**SHORT TASK**
Pictures must not be retyped. Return exactly the lines from the one with "What React, TypeScript" through the one with "import * as", both included, and no others.

------ ITEMS

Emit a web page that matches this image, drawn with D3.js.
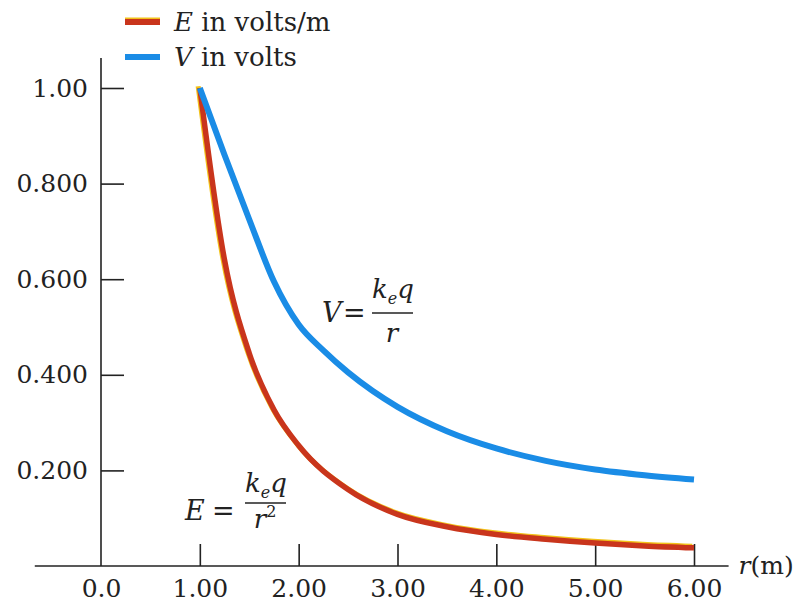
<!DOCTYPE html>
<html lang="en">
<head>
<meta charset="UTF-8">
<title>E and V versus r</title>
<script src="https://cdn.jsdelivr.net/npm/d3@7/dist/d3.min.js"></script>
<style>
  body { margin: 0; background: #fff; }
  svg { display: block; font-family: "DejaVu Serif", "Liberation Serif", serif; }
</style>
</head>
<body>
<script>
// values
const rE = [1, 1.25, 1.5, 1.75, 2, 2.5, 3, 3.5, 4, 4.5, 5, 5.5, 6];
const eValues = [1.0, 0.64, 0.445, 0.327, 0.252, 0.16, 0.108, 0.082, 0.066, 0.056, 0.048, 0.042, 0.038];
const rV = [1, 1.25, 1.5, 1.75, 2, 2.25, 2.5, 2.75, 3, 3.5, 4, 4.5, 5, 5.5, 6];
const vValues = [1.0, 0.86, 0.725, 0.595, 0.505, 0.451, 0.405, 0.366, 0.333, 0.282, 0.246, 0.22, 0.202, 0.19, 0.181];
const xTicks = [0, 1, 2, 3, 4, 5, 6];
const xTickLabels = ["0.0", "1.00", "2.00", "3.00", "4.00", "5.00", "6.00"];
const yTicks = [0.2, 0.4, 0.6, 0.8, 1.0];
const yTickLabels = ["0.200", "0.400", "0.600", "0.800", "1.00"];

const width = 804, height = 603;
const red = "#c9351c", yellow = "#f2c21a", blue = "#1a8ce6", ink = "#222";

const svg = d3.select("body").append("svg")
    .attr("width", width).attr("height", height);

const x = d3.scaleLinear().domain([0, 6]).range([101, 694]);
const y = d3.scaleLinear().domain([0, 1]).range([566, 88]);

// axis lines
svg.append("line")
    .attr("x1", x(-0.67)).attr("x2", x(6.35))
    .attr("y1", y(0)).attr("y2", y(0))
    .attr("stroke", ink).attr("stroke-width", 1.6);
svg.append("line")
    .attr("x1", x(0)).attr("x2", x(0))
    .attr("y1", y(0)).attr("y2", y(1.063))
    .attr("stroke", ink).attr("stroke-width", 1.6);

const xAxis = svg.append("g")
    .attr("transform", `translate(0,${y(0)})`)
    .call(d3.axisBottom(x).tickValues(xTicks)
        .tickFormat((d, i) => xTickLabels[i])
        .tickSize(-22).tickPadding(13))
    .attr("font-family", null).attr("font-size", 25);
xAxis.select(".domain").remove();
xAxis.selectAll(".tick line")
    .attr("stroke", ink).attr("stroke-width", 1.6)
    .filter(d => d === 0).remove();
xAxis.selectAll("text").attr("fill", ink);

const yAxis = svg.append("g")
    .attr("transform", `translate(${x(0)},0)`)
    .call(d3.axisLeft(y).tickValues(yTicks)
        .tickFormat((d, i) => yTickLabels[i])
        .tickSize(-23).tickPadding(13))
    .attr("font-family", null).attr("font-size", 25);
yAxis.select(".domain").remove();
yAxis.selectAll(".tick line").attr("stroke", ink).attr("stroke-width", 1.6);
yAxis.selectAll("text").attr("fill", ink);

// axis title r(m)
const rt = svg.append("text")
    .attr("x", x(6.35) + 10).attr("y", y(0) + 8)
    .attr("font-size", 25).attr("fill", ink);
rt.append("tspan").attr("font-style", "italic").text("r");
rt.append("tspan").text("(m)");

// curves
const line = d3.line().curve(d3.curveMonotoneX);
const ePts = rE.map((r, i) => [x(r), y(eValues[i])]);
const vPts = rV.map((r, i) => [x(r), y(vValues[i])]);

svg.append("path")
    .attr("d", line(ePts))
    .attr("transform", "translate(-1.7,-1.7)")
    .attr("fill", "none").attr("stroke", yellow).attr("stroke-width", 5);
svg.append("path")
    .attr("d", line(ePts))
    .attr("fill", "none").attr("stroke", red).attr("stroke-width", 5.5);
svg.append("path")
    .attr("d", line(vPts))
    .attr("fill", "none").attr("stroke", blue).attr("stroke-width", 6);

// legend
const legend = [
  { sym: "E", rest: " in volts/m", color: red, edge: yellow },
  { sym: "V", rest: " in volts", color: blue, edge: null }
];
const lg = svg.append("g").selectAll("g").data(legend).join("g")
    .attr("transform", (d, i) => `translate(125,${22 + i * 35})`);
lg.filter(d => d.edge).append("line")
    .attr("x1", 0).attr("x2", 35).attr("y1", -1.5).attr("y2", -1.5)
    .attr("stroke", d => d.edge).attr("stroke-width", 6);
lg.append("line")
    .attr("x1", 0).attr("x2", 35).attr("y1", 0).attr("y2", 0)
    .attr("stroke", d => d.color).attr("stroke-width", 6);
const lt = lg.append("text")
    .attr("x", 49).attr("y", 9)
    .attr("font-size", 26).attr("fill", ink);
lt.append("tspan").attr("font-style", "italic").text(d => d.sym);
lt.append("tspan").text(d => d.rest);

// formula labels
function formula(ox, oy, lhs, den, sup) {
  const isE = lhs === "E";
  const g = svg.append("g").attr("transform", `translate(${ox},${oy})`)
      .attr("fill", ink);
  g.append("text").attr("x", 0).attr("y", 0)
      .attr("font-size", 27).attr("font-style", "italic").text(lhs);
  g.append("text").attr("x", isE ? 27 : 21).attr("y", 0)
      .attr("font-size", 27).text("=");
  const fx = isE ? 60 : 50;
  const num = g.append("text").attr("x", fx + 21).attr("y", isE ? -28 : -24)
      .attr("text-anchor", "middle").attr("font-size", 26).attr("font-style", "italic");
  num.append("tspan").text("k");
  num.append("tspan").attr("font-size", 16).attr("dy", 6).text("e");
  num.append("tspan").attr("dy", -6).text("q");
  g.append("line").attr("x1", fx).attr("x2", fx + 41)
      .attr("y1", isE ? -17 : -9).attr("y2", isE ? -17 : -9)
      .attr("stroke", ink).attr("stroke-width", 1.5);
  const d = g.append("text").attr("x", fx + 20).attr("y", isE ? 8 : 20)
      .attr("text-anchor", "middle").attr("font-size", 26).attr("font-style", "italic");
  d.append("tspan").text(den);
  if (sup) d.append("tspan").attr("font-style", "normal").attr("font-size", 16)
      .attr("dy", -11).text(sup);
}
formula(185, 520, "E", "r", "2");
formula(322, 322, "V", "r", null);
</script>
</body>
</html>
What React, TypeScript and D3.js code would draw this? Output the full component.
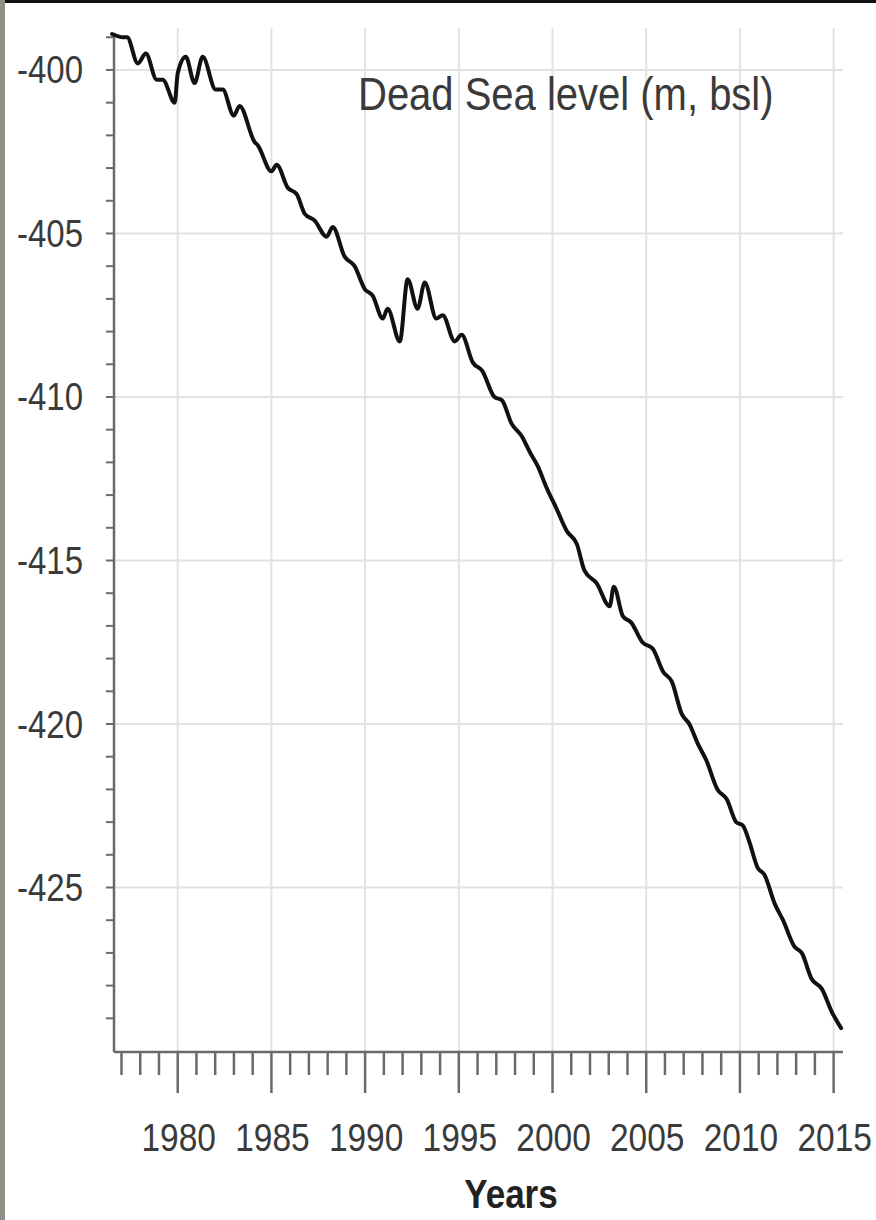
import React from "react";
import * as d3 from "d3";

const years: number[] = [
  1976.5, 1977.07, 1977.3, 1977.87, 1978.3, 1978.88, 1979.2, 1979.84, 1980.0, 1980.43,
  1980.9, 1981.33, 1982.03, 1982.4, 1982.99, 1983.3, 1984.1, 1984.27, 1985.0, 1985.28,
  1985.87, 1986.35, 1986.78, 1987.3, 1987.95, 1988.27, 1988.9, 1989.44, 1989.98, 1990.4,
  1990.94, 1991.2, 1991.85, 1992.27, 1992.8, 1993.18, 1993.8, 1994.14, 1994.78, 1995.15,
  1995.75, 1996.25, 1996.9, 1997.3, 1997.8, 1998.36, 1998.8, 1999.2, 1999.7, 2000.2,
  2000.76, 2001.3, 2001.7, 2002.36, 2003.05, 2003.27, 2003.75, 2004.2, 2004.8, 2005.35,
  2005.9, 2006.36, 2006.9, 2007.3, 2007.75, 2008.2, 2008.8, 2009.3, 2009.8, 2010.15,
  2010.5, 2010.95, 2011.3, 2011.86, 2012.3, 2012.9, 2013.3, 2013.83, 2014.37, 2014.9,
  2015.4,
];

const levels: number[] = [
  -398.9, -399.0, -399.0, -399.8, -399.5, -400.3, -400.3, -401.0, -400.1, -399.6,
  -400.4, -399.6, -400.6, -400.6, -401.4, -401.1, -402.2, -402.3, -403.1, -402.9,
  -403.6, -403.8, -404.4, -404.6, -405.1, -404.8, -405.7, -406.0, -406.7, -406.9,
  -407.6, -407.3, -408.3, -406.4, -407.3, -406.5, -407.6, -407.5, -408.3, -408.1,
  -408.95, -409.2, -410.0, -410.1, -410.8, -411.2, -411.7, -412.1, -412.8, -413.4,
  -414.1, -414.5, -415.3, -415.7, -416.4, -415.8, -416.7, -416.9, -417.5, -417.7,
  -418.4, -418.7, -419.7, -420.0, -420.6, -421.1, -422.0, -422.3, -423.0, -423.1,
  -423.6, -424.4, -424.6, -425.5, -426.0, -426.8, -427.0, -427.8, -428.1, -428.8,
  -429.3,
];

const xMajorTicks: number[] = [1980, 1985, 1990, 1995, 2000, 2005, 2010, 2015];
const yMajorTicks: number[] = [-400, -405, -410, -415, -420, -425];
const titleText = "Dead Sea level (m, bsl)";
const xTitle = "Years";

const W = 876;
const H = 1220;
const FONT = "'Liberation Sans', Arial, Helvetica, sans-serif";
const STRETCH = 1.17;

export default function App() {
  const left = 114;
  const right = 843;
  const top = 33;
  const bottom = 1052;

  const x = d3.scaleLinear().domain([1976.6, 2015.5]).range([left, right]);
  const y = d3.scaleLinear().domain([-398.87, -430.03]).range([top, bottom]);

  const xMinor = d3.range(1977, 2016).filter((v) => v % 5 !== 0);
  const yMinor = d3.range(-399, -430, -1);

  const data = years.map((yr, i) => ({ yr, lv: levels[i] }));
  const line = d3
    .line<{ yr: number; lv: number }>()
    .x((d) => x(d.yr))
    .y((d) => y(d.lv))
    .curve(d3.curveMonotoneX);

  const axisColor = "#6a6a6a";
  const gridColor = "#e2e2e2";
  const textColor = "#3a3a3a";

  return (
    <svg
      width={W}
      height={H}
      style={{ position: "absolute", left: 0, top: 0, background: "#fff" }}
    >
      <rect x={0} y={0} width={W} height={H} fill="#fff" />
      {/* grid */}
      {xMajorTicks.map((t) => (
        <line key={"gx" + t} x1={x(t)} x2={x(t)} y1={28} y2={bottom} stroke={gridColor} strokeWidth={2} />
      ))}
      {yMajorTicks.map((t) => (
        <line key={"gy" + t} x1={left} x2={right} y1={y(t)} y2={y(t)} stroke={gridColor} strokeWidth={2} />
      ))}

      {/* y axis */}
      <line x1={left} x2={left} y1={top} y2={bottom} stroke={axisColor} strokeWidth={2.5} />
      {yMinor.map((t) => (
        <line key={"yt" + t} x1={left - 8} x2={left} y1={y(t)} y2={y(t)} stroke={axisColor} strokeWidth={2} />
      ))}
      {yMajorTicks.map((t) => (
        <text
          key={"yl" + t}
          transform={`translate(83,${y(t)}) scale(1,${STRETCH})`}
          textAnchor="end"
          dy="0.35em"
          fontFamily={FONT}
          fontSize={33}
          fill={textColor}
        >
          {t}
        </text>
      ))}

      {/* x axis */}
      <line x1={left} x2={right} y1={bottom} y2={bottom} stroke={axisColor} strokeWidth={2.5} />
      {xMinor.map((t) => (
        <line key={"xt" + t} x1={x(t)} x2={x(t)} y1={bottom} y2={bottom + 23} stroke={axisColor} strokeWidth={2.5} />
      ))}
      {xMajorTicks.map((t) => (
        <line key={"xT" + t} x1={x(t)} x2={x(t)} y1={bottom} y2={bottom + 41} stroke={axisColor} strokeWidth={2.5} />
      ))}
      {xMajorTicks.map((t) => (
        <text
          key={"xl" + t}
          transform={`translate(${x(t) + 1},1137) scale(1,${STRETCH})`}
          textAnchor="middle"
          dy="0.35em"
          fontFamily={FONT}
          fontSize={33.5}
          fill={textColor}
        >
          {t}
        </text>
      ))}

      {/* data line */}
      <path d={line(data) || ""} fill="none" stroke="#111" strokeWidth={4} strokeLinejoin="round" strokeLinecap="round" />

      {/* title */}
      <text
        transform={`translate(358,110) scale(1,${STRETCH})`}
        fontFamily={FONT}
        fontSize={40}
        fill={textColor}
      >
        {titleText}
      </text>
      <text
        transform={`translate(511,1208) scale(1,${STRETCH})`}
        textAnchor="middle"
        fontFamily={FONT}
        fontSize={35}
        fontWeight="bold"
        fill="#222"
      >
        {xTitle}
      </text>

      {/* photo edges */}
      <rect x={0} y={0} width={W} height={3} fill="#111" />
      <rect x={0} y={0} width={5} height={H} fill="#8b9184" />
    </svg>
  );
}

------------

**WRITTEN RESPONSE**
What React, TypeScript and D3.js code would draw this? Output the full component.
import React from "react";
import * as d3 from "d3";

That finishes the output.